* **REQUIRED WORK**
Extract all data as written.

====== EXCERPTED DATA

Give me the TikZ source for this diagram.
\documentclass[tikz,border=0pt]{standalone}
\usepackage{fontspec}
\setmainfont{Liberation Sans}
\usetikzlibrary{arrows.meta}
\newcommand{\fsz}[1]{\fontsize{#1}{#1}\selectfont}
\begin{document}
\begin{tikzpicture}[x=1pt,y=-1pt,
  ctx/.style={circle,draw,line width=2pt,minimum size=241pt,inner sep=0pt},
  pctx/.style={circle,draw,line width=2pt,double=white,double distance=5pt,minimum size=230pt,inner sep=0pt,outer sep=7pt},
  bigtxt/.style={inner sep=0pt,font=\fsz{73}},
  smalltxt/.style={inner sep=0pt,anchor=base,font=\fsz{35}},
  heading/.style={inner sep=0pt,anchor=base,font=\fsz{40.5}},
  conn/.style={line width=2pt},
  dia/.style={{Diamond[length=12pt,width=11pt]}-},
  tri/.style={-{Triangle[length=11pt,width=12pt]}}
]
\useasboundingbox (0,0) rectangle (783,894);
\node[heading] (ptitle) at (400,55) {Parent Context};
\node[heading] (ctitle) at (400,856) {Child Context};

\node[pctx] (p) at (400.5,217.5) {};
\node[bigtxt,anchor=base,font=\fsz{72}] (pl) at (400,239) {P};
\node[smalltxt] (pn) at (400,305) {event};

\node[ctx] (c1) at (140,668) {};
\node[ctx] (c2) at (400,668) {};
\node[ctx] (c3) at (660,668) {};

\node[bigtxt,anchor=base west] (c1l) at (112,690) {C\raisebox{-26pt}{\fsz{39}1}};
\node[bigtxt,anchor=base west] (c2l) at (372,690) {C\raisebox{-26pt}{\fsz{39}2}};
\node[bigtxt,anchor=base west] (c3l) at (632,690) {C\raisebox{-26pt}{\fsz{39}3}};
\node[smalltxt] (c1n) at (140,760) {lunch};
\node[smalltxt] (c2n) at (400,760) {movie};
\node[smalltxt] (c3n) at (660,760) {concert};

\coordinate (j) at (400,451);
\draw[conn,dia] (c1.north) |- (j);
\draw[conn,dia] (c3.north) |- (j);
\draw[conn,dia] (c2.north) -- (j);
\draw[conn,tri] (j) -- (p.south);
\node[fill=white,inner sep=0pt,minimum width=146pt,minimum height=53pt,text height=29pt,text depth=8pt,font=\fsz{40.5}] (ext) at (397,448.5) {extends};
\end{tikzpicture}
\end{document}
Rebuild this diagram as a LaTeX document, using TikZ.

============

* **SOLVED EXERCISE**
Give me the TikZ source for this diagram.
\documentclass[tikz,border=0pt]{standalone}
\usepackage{fontspec}
\setmainfont{Liberation Sans}
\usetikzlibrary{arrows.meta}
\newcommand{\fsz}[1]{\fontsize{#1}{#1}\selectfont}
\begin{document}
\begin{tikzpicture}[x=1pt,y=-1pt,
  ctx/.style={circle,draw,line width=2pt,minimum size=241pt,inner sep=0pt},
  pctx/.style={circle,draw,line width=2pt,double=white,double distance=5pt,minimum size=230pt,inner sep=0pt,outer sep=7pt},
  bigtxt/.style={inner sep=0pt,font=\fsz{73}},
  smalltxt/.style={inner sep=0pt,anchor=base,font=\fsz{35}},
  heading/.style={inner sep=0pt,anchor=base,font=\fsz{40.5}},
  conn/.style={line width=2pt},
  dia/.style={{Diamond[length=12pt,width=11pt]}-},
  tri/.style={-{Triangle[length=11pt,width=12pt]}}
]
\useasboundingbox (0,0) rectangle (783,894);
\node[heading] (ptitle) at (400,55) {Parent Context};
\node[heading] (ctitle) at (400,856) {Child Context};

\node[pctx] (p) at (400.5,217.5) {};
\node[bigtxt,anchor=base,font=\fsz{72}] (pl) at (400,239) {P};
\node[smalltxt] (pn) at (400,305) {event};

\node[ctx] (c1) at (140,668) {};
\node[ctx] (c2) at (400,668) {};
\node[ctx] (c3) at (660,668) {};

\node[bigtxt,anchor=base west] (c1l) at (112,690) {C\raisebox{-26pt}{\fsz{39}1}};
\node[bigtxt,anchor=base west] (c2l) at (372,690) {C\raisebox{-26pt}{\fsz{39}2}};
\node[bigtxt,anchor=base west] (c3l) at (632,690) {C\raisebox{-26pt}{\fsz{39}3}};
\node[smalltxt] (c1n) at (140,760) {lunch};
\node[smalltxt] (c2n) at (400,760) {movie};
\node[smalltxt] (c3n) at (660,760) {concert};

\coordinate (j) at (400,451);
\draw[conn,dia] (c1.north) |- (j);
\draw[conn,dia] (c3.north) |- (j);
\draw[conn,dia] (c2.north) -- (j);
\draw[conn,tri] (j) -- (p.south);
\node[fill=white,inner sep=0pt,minimum width=146pt,minimum height=53pt,text height=29pt,text depth=8pt,font=\fsz{40.5}] (ext) at (397,448.5) {extends};
\end{tikzpicture}
\end{document}
Rebuild this diagram as a LaTeX document, using TikZ.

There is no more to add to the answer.